= SET PROBLEM =
Keep only the lines of the listing that include the word "this", and copy them.

= SUPPLIED MATERIAL =
<<<<

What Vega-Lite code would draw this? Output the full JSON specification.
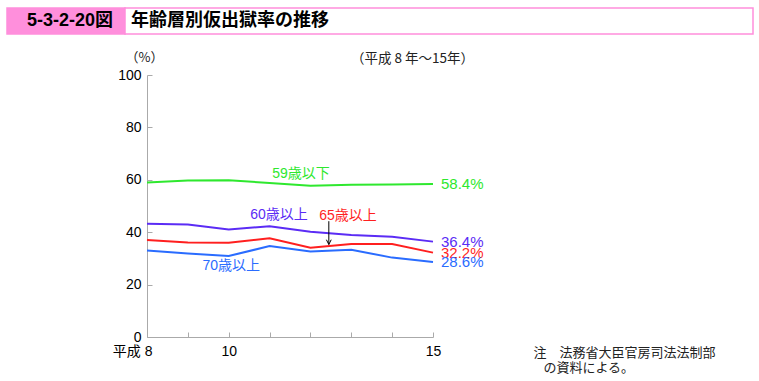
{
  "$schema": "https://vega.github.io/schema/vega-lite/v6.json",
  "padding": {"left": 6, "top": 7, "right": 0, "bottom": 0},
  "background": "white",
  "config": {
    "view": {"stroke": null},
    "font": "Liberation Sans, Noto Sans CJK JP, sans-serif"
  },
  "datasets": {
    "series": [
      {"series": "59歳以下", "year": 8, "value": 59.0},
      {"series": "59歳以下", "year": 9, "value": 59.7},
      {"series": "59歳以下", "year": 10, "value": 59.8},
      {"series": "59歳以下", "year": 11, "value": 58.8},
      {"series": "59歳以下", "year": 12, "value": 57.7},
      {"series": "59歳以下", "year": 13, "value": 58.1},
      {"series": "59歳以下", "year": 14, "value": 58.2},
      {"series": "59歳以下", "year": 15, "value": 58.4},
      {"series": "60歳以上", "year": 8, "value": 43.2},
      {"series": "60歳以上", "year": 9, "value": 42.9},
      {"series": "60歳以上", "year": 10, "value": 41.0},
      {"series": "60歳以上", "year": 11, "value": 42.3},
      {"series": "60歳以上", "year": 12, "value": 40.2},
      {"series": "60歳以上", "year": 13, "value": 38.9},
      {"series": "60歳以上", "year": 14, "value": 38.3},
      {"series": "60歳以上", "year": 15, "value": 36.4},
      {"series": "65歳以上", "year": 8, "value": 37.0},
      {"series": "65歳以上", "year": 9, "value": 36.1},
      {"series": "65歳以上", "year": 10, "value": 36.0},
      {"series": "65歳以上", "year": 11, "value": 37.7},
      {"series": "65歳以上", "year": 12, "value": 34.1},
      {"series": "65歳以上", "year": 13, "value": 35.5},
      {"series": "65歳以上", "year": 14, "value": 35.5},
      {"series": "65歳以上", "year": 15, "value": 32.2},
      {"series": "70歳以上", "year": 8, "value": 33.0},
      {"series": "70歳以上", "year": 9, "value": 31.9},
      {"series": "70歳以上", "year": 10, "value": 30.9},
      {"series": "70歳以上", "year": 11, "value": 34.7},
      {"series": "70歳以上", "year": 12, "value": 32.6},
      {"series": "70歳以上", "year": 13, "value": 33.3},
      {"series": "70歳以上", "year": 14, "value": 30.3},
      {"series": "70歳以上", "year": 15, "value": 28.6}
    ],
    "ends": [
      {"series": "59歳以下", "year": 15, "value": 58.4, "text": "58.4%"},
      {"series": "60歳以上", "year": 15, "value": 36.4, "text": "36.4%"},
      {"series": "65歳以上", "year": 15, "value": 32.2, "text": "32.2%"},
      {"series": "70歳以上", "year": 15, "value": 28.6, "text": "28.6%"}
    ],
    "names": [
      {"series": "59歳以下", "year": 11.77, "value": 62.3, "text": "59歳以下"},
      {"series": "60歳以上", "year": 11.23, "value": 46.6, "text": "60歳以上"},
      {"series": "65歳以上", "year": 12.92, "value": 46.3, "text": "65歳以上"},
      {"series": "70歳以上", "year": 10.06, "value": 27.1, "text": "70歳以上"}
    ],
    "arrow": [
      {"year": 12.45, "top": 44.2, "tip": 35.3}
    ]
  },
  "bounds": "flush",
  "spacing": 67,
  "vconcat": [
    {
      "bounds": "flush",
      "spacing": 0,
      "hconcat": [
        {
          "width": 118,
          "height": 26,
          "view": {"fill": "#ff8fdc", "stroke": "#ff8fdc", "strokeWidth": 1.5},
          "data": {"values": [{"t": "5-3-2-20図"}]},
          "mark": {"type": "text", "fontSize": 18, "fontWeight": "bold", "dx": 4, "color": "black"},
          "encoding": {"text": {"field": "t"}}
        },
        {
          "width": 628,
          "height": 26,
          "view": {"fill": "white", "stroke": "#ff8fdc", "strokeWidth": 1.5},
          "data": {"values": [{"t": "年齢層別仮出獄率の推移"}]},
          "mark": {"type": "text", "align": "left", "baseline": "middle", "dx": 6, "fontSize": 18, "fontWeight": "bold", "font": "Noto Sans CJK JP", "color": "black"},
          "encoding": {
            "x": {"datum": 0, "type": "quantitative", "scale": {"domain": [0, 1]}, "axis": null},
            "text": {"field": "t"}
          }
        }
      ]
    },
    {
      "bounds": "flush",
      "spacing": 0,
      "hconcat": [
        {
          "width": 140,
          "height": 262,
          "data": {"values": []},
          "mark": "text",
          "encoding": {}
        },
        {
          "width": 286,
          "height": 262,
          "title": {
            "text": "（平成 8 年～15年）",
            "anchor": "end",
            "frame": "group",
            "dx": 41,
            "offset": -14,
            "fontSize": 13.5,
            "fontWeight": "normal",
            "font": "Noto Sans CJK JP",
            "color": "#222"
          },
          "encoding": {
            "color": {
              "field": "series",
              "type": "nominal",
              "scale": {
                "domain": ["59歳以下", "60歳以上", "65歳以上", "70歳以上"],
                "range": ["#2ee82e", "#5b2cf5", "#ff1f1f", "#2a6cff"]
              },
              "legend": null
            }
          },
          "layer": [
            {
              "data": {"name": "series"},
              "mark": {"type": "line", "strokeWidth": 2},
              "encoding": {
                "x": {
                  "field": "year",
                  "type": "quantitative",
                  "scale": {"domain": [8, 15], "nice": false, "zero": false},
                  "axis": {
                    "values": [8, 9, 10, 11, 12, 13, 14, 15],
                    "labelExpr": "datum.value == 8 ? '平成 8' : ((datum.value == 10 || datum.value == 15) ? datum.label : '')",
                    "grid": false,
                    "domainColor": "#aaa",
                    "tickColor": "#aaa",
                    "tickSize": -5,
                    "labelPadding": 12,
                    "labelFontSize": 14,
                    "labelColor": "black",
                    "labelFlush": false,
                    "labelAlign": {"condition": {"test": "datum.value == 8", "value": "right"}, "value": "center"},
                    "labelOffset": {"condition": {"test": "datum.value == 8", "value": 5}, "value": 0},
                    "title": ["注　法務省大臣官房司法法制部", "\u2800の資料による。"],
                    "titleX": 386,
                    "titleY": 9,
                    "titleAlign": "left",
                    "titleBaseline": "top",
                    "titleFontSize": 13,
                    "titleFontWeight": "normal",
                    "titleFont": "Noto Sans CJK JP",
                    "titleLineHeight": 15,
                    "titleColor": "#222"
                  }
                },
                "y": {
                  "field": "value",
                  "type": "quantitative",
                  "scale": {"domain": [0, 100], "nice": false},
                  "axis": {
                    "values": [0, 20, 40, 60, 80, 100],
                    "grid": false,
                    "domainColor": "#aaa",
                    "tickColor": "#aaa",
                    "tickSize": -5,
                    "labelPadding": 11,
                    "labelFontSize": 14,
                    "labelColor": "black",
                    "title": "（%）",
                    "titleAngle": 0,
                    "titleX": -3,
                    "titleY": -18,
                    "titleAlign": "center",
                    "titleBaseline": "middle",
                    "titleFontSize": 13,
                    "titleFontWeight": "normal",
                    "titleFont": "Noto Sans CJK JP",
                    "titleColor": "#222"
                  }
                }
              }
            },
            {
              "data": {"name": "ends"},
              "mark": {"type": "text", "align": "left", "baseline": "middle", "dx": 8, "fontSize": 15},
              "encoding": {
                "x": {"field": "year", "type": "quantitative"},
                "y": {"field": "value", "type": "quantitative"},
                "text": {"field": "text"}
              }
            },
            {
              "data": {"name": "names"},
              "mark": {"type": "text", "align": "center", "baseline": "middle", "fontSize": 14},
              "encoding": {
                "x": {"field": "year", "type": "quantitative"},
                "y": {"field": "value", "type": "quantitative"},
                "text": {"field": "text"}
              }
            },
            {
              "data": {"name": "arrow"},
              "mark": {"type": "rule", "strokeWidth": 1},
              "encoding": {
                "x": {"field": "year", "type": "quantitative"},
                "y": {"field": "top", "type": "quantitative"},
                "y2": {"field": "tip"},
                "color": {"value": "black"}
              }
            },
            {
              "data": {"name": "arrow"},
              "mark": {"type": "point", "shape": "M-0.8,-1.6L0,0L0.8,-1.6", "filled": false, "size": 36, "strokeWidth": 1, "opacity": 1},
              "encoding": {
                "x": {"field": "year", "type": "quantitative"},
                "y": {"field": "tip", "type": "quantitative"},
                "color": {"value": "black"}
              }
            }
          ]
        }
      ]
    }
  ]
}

>>>>
<<<<

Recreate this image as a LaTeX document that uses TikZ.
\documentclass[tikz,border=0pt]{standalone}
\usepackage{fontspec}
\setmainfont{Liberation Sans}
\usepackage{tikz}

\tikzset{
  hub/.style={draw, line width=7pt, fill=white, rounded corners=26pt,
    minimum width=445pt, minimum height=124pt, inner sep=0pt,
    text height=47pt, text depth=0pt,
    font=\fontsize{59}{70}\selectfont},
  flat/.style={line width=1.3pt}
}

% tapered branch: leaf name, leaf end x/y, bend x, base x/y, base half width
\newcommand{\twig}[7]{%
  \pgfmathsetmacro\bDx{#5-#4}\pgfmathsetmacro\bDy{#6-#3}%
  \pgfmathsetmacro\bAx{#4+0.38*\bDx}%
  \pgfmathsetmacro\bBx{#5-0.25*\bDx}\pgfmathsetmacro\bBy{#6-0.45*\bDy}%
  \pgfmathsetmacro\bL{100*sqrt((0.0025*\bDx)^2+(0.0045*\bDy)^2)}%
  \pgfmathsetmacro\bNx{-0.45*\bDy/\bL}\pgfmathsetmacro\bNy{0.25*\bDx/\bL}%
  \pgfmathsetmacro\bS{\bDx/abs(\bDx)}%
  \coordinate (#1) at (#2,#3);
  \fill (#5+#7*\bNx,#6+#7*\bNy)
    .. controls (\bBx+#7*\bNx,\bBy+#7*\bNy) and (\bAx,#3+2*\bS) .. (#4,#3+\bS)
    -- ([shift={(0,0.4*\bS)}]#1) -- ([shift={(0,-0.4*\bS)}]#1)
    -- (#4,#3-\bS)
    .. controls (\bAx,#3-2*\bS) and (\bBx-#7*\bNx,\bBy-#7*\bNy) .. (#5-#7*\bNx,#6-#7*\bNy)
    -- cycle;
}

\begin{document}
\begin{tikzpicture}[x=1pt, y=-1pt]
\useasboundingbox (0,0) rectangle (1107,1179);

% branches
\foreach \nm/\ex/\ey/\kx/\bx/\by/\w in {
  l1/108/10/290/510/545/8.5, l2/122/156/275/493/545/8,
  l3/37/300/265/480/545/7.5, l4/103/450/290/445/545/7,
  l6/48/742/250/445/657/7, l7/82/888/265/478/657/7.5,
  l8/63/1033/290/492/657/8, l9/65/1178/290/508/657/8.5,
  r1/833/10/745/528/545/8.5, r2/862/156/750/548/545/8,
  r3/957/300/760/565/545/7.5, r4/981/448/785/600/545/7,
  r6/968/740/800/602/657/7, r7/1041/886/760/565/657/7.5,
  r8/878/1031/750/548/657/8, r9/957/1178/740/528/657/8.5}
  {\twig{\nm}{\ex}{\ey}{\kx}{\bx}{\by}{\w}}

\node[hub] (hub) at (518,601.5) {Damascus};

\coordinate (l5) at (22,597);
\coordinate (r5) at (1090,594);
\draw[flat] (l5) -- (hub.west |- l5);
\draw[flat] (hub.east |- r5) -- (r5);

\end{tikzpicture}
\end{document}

>>>>

= COMPLETED TASK =
What Vega-Lite code would draw this? Output the full JSON specification.
Recreate this image as a LaTeX document that uses TikZ.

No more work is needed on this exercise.